Over the last two decades, conservative thinkers have peddled pseudoscience and played upon white fantasies about urban America to rig the system and produce precisely these results."
"5 Things You Should Know About Crack" Kai Wright | TheRoot.com
I've quoted a pretty big chunk of text here, mainly so that I didn't do too much damage to the context.

There's an idea that I want to call attention to here. Many black Americans are upset about the current prison system, convinced that Federal drug policy is deliberately aimed at locking up as many minorities as can be caught and charged. It's a mantra that's repeated again and again, to the point that it's taken as truth, pretty much without question. And it's the kind of thing that, if true, thinking people should be mad about.
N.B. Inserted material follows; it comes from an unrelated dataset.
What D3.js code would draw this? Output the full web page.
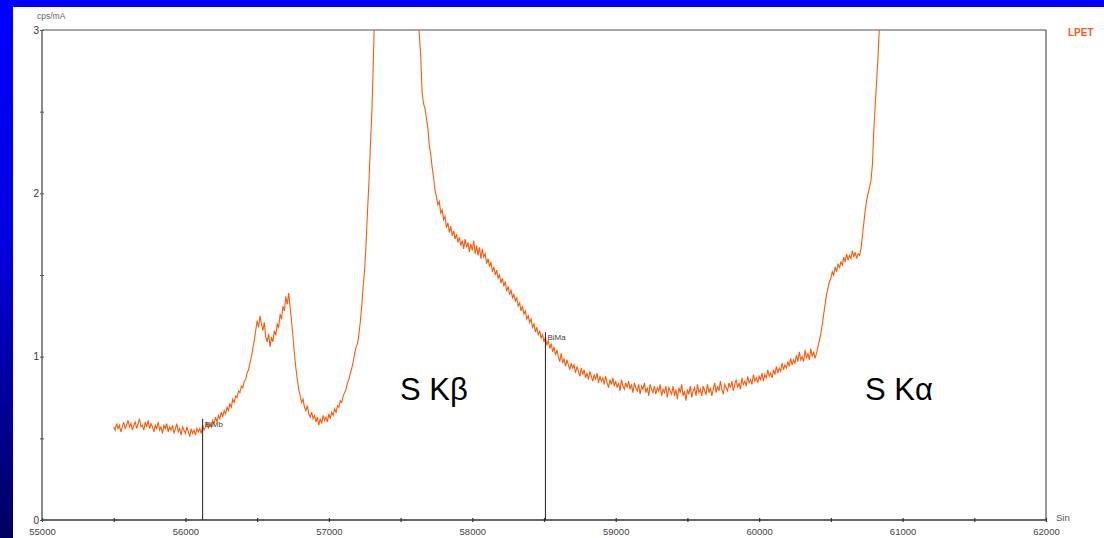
<!DOCTYPE html>
<html>
<head>
<meta charset="utf-8">
<script src="https://cdn.jsdelivr.net/npm/d3@7/dist/d3.min.js"></script>
<style>
  html, body { margin: 0; padding: 0; background: #fff; }
  svg { display: block; }
  text { font-family: "Liberation Sans", Arial, sans-serif; }
</style>
</head>
<body>
<svg id="chart" width="1104" height="538"></svg>
<script>
// ---- data ----
const scanStart = 55500;   // sin units
const scanStep = 10;
const counts = [
  0.57,0.55,0.59,0.56,0.58,0.54,0.57,0.60,0.56,0.58,
  0.61,0.57,0.59,0.55,0.58,0.60,0.56,0.59,0.62,0.57,
  0.58,0.55,0.60,0.57,0.61,0.56,0.59,0.57,0.54,0.58,
  0.56,0.60,0.55,0.57,0.53,0.58,0.56,0.59,0.54,0.57,
  0.55,0.58,0.53,0.56,0.59,0.54,0.56,0.52,0.57,0.55,
  0.53,0.57,0.54,0.51,0.56,0.53,0.55,0.52,0.56,0.54,
  0.56,0.53,0.58,0.55,0.57,0.60,0.56,0.59,0.57,0.61,
  0.59,0.63,0.60,0.64,0.62,0.66,0.63,0.67,0.65,0.69,
  0.67,0.71,0.69,0.74,0.72,0.76,0.75,0.79,0.78,0.82,
  0.81,0.85,0.86,0.90,0.92,0.96,1.00,1.05,1.10,1.16,
  1.22,1.18,1.25,1.20,1.16,1.21,1.12,1.09,1.14,1.06,
  1.12,1.09,1.16,1.13,1.20,1.18,1.26,1.23,1.31,1.28,
  1.37,1.32,1.39,1.30,1.22,1.12,1.02,0.93,0.86,0.80,
  0.76,0.72,0.74,0.69,0.67,0.70,0.65,0.63,0.66,0.62,
  0.64,0.60,0.63,0.58,0.62,0.59,0.64,0.61,0.63,0.60,
  0.65,0.62,0.66,0.64,0.68,0.66,0.70,0.69,0.73,0.72,
  0.76,0.78,0.80,0.84,0.86,0.90,0.93,0.97,1.02,1.06,
  1.08,1.14,1.22,1.32,1.44,1.54,1.70,1.90,2.08,2.30,
  2.50,2.80,3.15,3.50,3.90,4.30,4.70,5.05,5.30,5.50,
  5.65,5.75,5.82,5.86,5.88,5.86,5.82,5.75,5.65,5.55,
  5.40,5.25,5.05,4.85,4.65,4.45,4.25,4.05,3.85,3.65,
  3.45,3.28,3.12,2.98,2.85,2.62,2.55,2.52,2.46,2.40,
  2.30,2.24,2.16,2.10,2.02,1.98,1.93,1.95,1.88,1.90,
  1.84,1.86,1.79,1.82,1.76,1.80,1.74,1.77,1.72,1.75,
  1.70,1.73,1.68,1.71,1.66,1.72,1.67,1.70,1.64,1.69,
  1.65,1.71,1.63,1.68,1.62,1.67,1.60,1.66,1.61,1.63,
  1.57,1.60,1.55,1.58,1.52,1.55,1.50,1.53,1.48,1.50,
  1.45,1.48,1.43,1.46,1.40,1.43,1.38,1.41,1.36,1.38,
  1.34,1.36,1.31,1.33,1.28,1.31,1.26,1.28,1.23,1.25,
  1.21,1.23,1.18,1.20,1.15,1.18,1.13,1.16,1.11,1.14,
  1.09,1.12,1.07,1.10,1.05,1.08,1.03,1.06,1.01,1.04,
  1.00,0.97,1.02,0.96,0.99,0.94,0.98,0.95,0.92,0.96,
  0.93,0.95,0.90,0.94,0.91,0.88,0.93,0.89,0.92,0.87,
  0.90,0.86,0.91,0.88,0.85,0.89,0.86,0.90,0.84,0.88,
  0.85,0.87,0.83,0.88,0.84,0.81,0.86,0.83,0.87,0.82,
  0.85,0.81,0.84,0.79,0.86,0.82,0.80,0.84,0.81,0.85,
  0.80,0.83,0.78,0.84,0.81,0.79,0.83,0.77,0.82,0.80,
  0.84,0.78,0.81,0.76,0.83,0.80,0.78,0.82,0.77,0.81,
  0.79,0.83,0.76,0.80,0.78,0.82,0.75,0.81,0.79,0.77,
  0.82,0.76,0.80,0.74,0.81,0.78,0.83,0.76,0.79,0.73,
  0.80,0.77,0.82,0.75,0.79,0.81,0.76,0.83,0.78,0.80,
  0.76,0.82,0.79,0.77,0.83,0.78,0.81,0.76,0.80,0.84,
  0.78,0.82,0.79,0.85,0.80,0.77,0.83,0.81,0.79,0.84,
  0.81,0.85,0.79,0.83,0.86,0.81,0.84,0.80,0.87,0.83,
  0.85,0.82,0.88,0.84,0.86,0.83,0.89,0.85,0.87,0.84,
  0.88,0.86,0.90,0.85,0.89,0.87,0.92,0.88,0.90,0.87,
  0.92,0.89,0.94,0.90,0.93,0.91,0.96,0.92,0.95,0.93,
  0.97,0.94,0.99,0.95,0.98,0.96,1.01,0.97,1.03,0.98,
  1.00,0.97,1.04,0.99,1.02,0.98,1.05,1.00,1.03,0.99,
  1.02,1.06,1.10,1.14,1.20,1.26,1.32,1.38,1.42,1.46,
  1.48,1.52,1.50,1.55,1.52,1.57,1.54,1.58,1.56,1.61,
  1.58,1.63,1.59,1.62,1.60,1.65,1.61,1.64,1.60,1.63,
  1.62,1.66,1.74,1.82,1.90,1.96,2.00,2.04,2.08,2.18,
  2.40,2.55,2.70,2.86,3.05,3.30,3.60
];
const markerNames = ["BiMb", "BiMa"];
const markerPositions = [56120, 58510];
const markerHeights = [0.62, 1.15];
const peakLabels = ["S K\u03B2", "S K\u03B1"];
const peakLabelPositions = [57496, 60738];
const peakLabelHeights = [0.735, 0.735];
const xTicks = [55000,55500,56000,56500,57000,57500,58000,58500,59000,59500,60000,60500,61000,61500,62000];
const xTickLabels = ["55000","56000","57000","58000","59000","60000","61000","62000"];
const yTicks = [0,0.5,1,1.5,2,2.5,3];
const yTickLabels = ["0","1","2","3"];
const seriesName = "LPET";

// ---- layout ----
const svg = d3.select("#chart");
const W = 1104, H = 538;
const x = d3.scaleLinear().domain([55000, 62000]).range([42, 1046]);
const y = d3.scaleLinear().domain([0, 3]).range([520, 30]);

const defs = svg.append("defs");
const grad = defs.append("linearGradient").attr("id", "leftGrad")
  .attr("x1", 0).attr("y1", 0).attr("x2", 0).attr("y2", 1);
grad.append("stop").attr("offset", "0%").attr("stop-color", "#0000ff");
grad.append("stop").attr("offset", "45%").attr("stop-color", "#0000e0");
grad.append("stop").attr("offset", "100%").attr("stop-color", "#000060");
defs.append("clipPath").attr("id", "plotClip")
  .append("rect").attr("x", x(55000)).attr("y", y(3)).attr("width", x(62000) - x(55000)).attr("height", y(0) - y(3));

svg.append("rect").attr("x", 0).attr("y", 0).attr("width", W).attr("height", H).attr("fill", "#fff");
svg.append("rect").attr("x", 0).attr("y", 0).attr("width", 13).attr("height", H).attr("fill", "url(#leftGrad)");
svg.append("rect").attr("x", 0).attr("y", 0).attr("width", W).attr("height", 7).attr("fill", "#0000ff");

// frame lines
svg.append("line").attr("x1", x(55000)).attr("x2", x(62000)).attr("y1", y(3)).attr("y2", y(3))
  .attr("stroke", "#8a8a8a").attr("stroke-width", 1.5);
svg.append("line").attr("x1", x(62000)).attr("x2", x(62000)).attr("y1", y(3)).attr("y2", y(0))
  .attr("stroke", "#555").attr("stroke-width", 1.2);
svg.append("line").attr("x1", x(55000)).attr("x2", x(55000)).attr("y1", y(3)).attr("y2", y(0))
  .attr("stroke", "#8a8a8a").attr("stroke-width", 2);

// x axis
const xAxis = d3.axisBottom(x).tickValues(xTicks).tickSize(4).tickSizeOuter(0)
  .tickFormat(d => xTickLabels.includes(String(d)) ? String(d) : "");
const gx = svg.append("g").attr("transform", `translate(0,${y(0) - 2})`).call(xAxis);
gx.select(".domain").remove();
gx.selectAll(".tick line").attr("stroke", "#333").attr("stroke-width", 1.2);
gx.selectAll(".tick text").attr("y", 10).attr("fill", "#444").style("font-size", "9.5px")
  .style("font-family", "'Liberation Sans', Arial, sans-serif");
svg.append("line").attr("x1", x(55000)).attr("x2", x(62000)).attr("y1", y(0)).attr("y2", y(0))
  .attr("stroke", "#333").attr("stroke-width", 1.5);

// y axis
const yAxis = d3.axisLeft(y).tickValues(yTicks).tickSize(4).tickSizeOuter(0)
  .tickFormat(d => yTickLabels.includes(String(d)) ? String(d) : "");
const gy = svg.append("g").attr("transform", `translate(${x(55000) + 2},0)`).call(yAxis);
gy.select(".domain").remove();
gy.selectAll(".tick line").attr("stroke", "#555").attr("stroke-width", 1);
gy.selectAll(".tick text").attr("x", -5).attr("fill", "#333").style("font-size", "10px")
  .style("font-family", "'Liberation Sans', Arial, sans-serif");

// axis titles
svg.append("text").attr("x", 37).attr("y", 19).text("cps/mA")
  .attr("fill", "#666").style("font-size", "8.5px");
svg.append("text").attr("x", 1056).attr("y", 521).text("Sin")
  .attr("fill", "#555").style("font-size", "9.5px");
svg.append("text").attr("x", 1068).attr("y", 36).text(seriesName)
  .attr("fill", "#ff5a1a").style("font-size", "10px").style("font-weight", "bold");

// spectrum
const pts = counts.map((v, i) => [scanStart + i * scanStep, v]);
const line = d3.line().x(d => x(d[0])).y(d => y(d[1]));
svg.append("path").datum(pts).attr("d", line)
  .attr("clip-path", "url(#plotClip)")
  .attr("fill", "none").attr("stroke", "#ff5a0a").attr("stroke-width", 1.1);

// markers
const markers = markerNames.map((n, i) => ({ n, p: markerPositions[i], h: markerHeights[i] }));
svg.selectAll(".mk").data(markers).join("line").attr("class", "mk")
  .attr("x1", d => x(d.p)).attr("x2", d => x(d.p))
  .attr("y1", d => y(d.h)).attr("y2", y(0))
  .attr("stroke", "#222").attr("stroke-width", 1);
svg.selectAll(".mkl").data(markers).join("text").attr("class", "mkl")
  .attr("x", d => x(d.p) + 2).attr("y", d => y(d.h) + 8)
  .text(d => d.n).attr("fill", "#444").style("font-size", "8px");

// peak labels
svg.selectAll(".pl").data(peakLabels).join("text").attr("class", "pl")
  .attr("x", (d, i) => x(peakLabelPositions[i]))
  .attr("y", (d, i) => y(peakLabelHeights[i]))
  .text(d => d).attr("fill", "#000").style("font-size", "31px");
</script>
</body>
</html>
But, as it turns out, there are some things left unsaid to help fuel anger at the system. Consider - according to Wright's analysis, the prison population is seven times what it had been in 1980. I'm going to monkey with his numbers a bit, to make the math easier, but if I do the math properly, the overall point should stand. Let's say that the numbers are a bit inflated, and that there are actually exactly 2.1 million people in prison now. If that number is 700% of what the numbers were in 1980, then there were 300,000 people in the federal pen back in 1980. 25% of that 300,000, the number of people that Wright says were locked up on drug charges in 1980, would be 75,000 people. If the number of people currently in prison on drug charges is 150% of the total 1980 prison population, then there are now 450,000 people in the slammer for drugs. But that's only 21.4% of the 2,100,000 that are currently incarcerated. So the number of people in prison on drug charges, while pretty high, has actually declined as a percentage of the total Federal prison population.

But that's not anything worth being angry about, so the numbers are presented in such a way that they do a little cloaking of the truth. And not very well, I might add. After all, I'm not what you would consider to be a wizard at math, and I figured it out.

In a way, it represents progress. Now, it seems, everyone is educated enough to understand how to meddle with statistics.